Can your staff verbally modify your contracts?
It’s a common enough scenario. You have a contract with one of your key suppliers, and you—or one of your staff—agree over the phone with that supplier to alter the quantity, or to reduce the price.
And in the event of a subsequent dispute, you might imagine that a judge would uphold those changes without question. But that’s not necessarily so.
How come? The answer lies in a quirk of English contract law, and in the ‘no oral modification’ clauses that many businesses are adding to their written contracts.
No oral modification
Under English contract law, there is no general requirement that contracts must be made—or updated—in writing. Both written and oral contracts are enforceable, and the most recent version of that contract normally takes precedence.
As a consequence, many written contracts include a ‘no oral modification’ clause, intended to make it clear that any changes must made be in writing.
Problem solved, you might think: there is only one valid contract, namely the original—written—one.
Not so, and for two reasons.
One, lawyers have always advised their clients to be vigilant, as oral agreements could potentially—and sometimes inadvertently—change a written contract, despite the existence of a ‘no oral modification’ clause.
And two, the Country of Appeal ruled two years ago that ‘no oral modification’ clauses were not enforceable.
The end of the affair? No. After a lengthy debate in legal circles, the matter went to the Supreme Court.
Clarity—of a sort
In a recent Supreme Court ruling, the judges decided that a ‘no oral modification’ clause could be relied on, thereby overturning the Court of Appeal’s earlier ruling.

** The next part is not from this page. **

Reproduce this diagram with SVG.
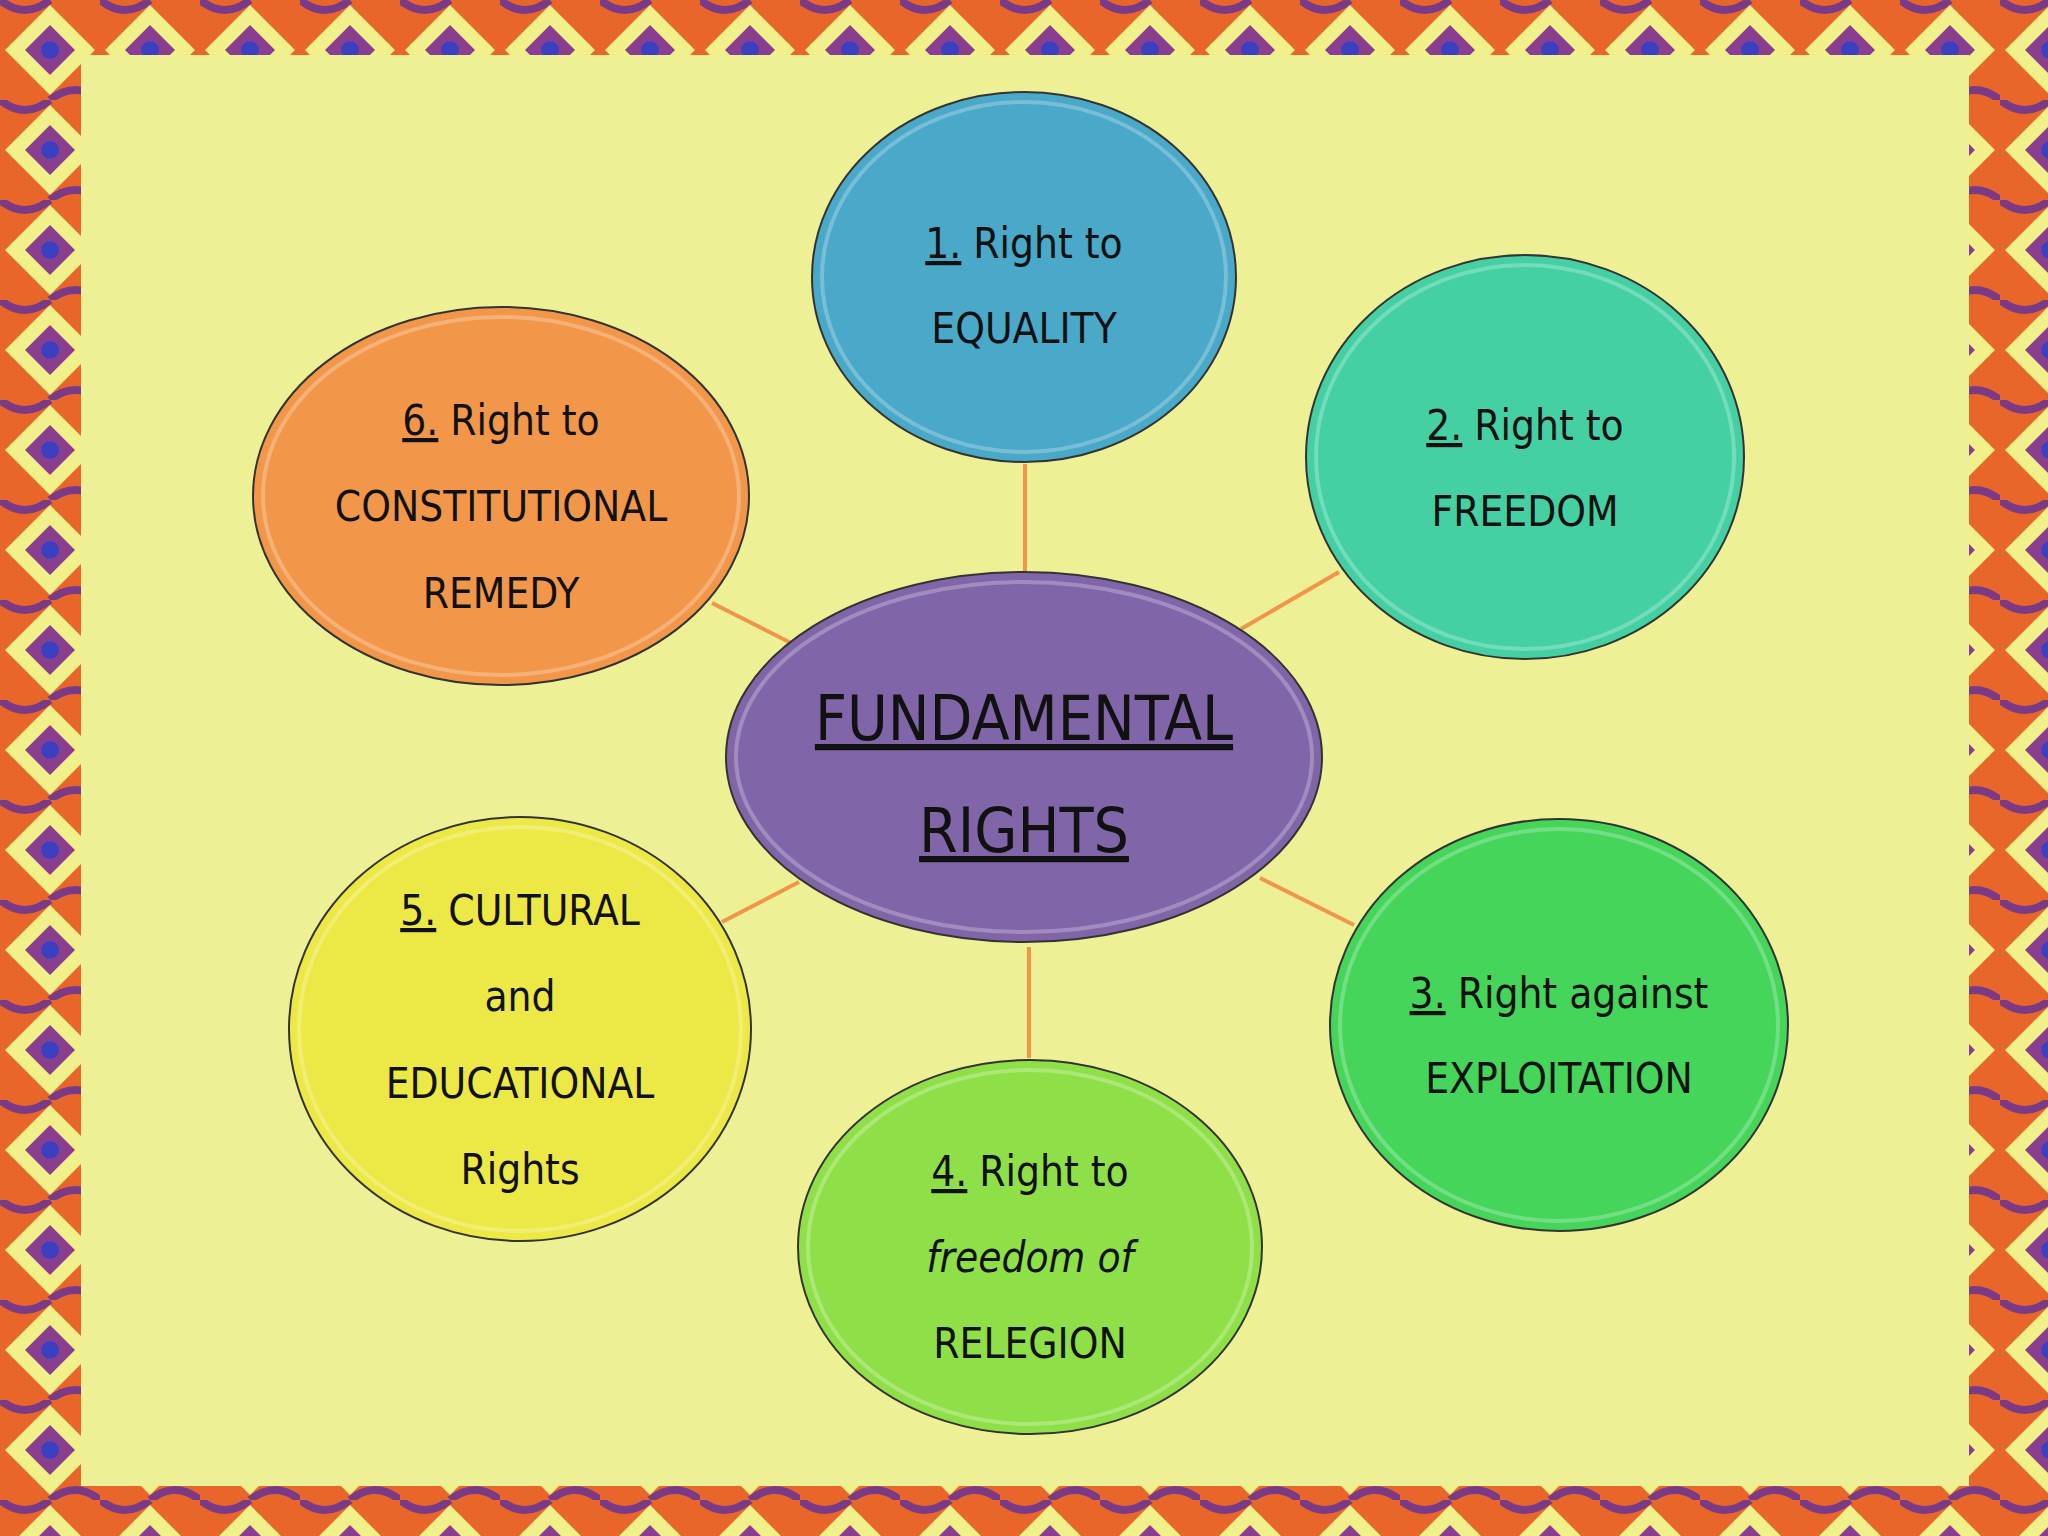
<svg xmlns="http://www.w3.org/2000/svg" width="2048" height="1536" viewBox="0 0 2048 1536">
<style>
.n{stroke:#333;stroke-width:2}
.t{font-family:"DejaVu Sans Condensed","DejaVu Sans",sans-serif;font-size:42px;fill:#111;text-anchor:middle}
.big{font-size:62px}
.u{text-decoration:underline}
.c{stroke:#f0954a;stroke-width:4}
.h{fill:none;stroke:#fff;stroke-opacity:.25;stroke-width:4}
</style>
<defs>
<pattern id="bd" width="100" height="100" patternUnits="userSpaceOnUse">
<rect width="100" height="100" fill="#e8662a"/>
<polygon points="50,5 95,50 50,95 5,50" fill="#f2f08a"/>
<polygon points="50,25 75,50 50,75 25,50" fill="#8a3f8e"/>
<circle cx="50" cy="50" r="9" fill="#3b3fc0"/>
<path d="M0,0 Q25,20 50,0 M50,100 Q75,80 100,100" stroke="#7b3a86" stroke-width="8" fill="none"/>
</pattern>
</defs>
<rect width="2048" height="1536" fill="url(#bd)"/>
<rect x="81" y="55" width="1888" height="1431" fill="#eef095"/>
<g id="connectors">
<line class="c" x1="1025" y1="464" x2="1025" y2="575"/>
<line class="c" x1="1241" y1="629" x2="1339" y2="572"/>
<line class="c" x1="1260" y1="878" x2="1354" y2="925"/>
<line class="c" x1="1029" y1="947" x2="1029" y2="1058"/>
<line class="c" x1="722" y1="922" x2="799" y2="882"/>
<line class="c" x1="712" y1="603" x2="791" y2="643"/>
</g>
<g id="center">
<ellipse class="n" cx="1024" cy="757" rx="298" ry="185" fill="#8066a8"/>
<ellipse class="h" cx="1024" cy="757" rx="288" ry="175"/>
<text class="t big u" x="1024" y="740">FUNDAMENTAL</text>
<text class="t big u" x="1024" y="852">RIGHTS</text>
</g>
<g id="n1">
<ellipse class="n" cx="1024" cy="277" rx="212" ry="185" fill="#4aa8c8"/>
<ellipse class="h" cx="1024" cy="277" rx="202" ry="175"/>
<text class="t" x="1024" y="258"><tspan class="u">1.</tspan> Right to</text>
<text class="t" x="1024" y="343">EQUALITY</text>
</g>
<g id="n2">
<ellipse class="n" cx="1525" cy="457" rx="219" ry="202" fill="#45d0a4"/>
<ellipse class="h" cx="1525" cy="457" rx="209" ry="192"/>
<text class="t" x="1525" y="440"><tspan class="u">2.</tspan> Right  to</text>
<text class="t" x="1525" y="526">FREEDOM</text>
</g>
<g id="n3">
<ellipse class="n" cx="1559" cy="1025" rx="229" ry="206" fill="#45d55a"/>
<ellipse class="h" cx="1559" cy="1025" rx="219" ry="196"/>
<text class="t" x="1559" y="1008"><tspan class="u">3.</tspan> Right against</text>
<text class="t" x="1559" y="1093">EXPLOITATION</text>
</g>
<g id="n4">
<ellipse class="n" cx="1030" cy="1247" rx="232" ry="187" fill="#8fe048"/>
<ellipse class="h" cx="1030" cy="1247" rx="222" ry="177"/>
<text class="t" x="1030" y="1186"><tspan class="u">4.</tspan> Right to</text>
<text class="t" x="1030" y="1272" font-style="italic">freedom of</text>
<text class="t" x="1030" y="1358">RELEGION</text>
</g>
<g id="n5">
<ellipse class="n" cx="520" cy="1029" rx="231" ry="212" fill="#ece845"/>
<ellipse class="h" cx="520" cy="1029" rx="221" ry="202"/>
<text class="t" x="520" y="925"><tspan class="u">5.</tspan> CULTURAL</text>
<text class="t" x="520" y="1011">and</text>
<text class="t" x="520" y="1098">EDUCATIONAL</text>
<text class="t" x="520" y="1184">Rights</text>
</g>
<g id="n6">
<ellipse class="n" cx="501" cy="496" rx="248" ry="189" fill="#f2974a"/>
<ellipse class="h" cx="501" cy="496" rx="238" ry="179"/>
<text class="t" x="501" y="435"><tspan class="u">6.</tspan> Right to</text>
<text class="t" x="501" y="521">CONSTITUTIONAL</text>
<text class="t" x="501" y="608">REMEDY</text>
</g>
</svg>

However, although the Supreme Court has ruled that the ‘no oral modification’ clause in this particular dispute was enforceable, it is worth noting that the wording of the clause strongly influenced the judges’ decisions. The clause stated that any variation in the contract’s written terms must be “set out in writing and signed on behalf of both parties before they take effect”.
These formalities had not been met in this case. Therefore, the terms of the earlier ‘written’ contract were upheld by the Supreme Court, while the terms of the latter ‘orally modified’ contract were rejected.
What does this mean for your business?
It may seem somewhat ironic that the Supreme Court’s decision, in an attempt to provide the certainty of a written contract, may instead have caused the opposite.
If you have ‘no oral modification’ clauses in your own contracts, for instance, do you now have to ensure that each and every change to a contract (no matter how insignificant) is made in ‘writing’? And what about changes agreed by e-mail: are both parties considered to have ‘signed’ the changes, in order to bring them into effect?
In short, it’s messy.
At the Legal Director we understand that businesses are run by people rather than automatons. And that people are by their very nature social animals, with a natural instinct to communicate orally.
What to do? Here are three quick steps that you can take immediately:
- Review your ‘no oral modification’ clause, and make sure that you clearly understand what it says—in other words, is it legally enforceable?
- Ensure that you and your staff understand how it works
- Review your processes for changing orders and contracts.
Once you have this information, we suggest you ensure that any of the changes that have been made orally, and that you would like to rely upon, are followed-up and officially amended in writing.
Finally, if your written and signed contracts don’t include ‘no oral modification’ clauses at all, or only include ‘no oral modification’ clauses that don’t match the Supreme Court-approved wording, then you may need update your contracts for another reason – they’re simply outdated and might not reflect how you operate in practice, making their enforcement more difficult.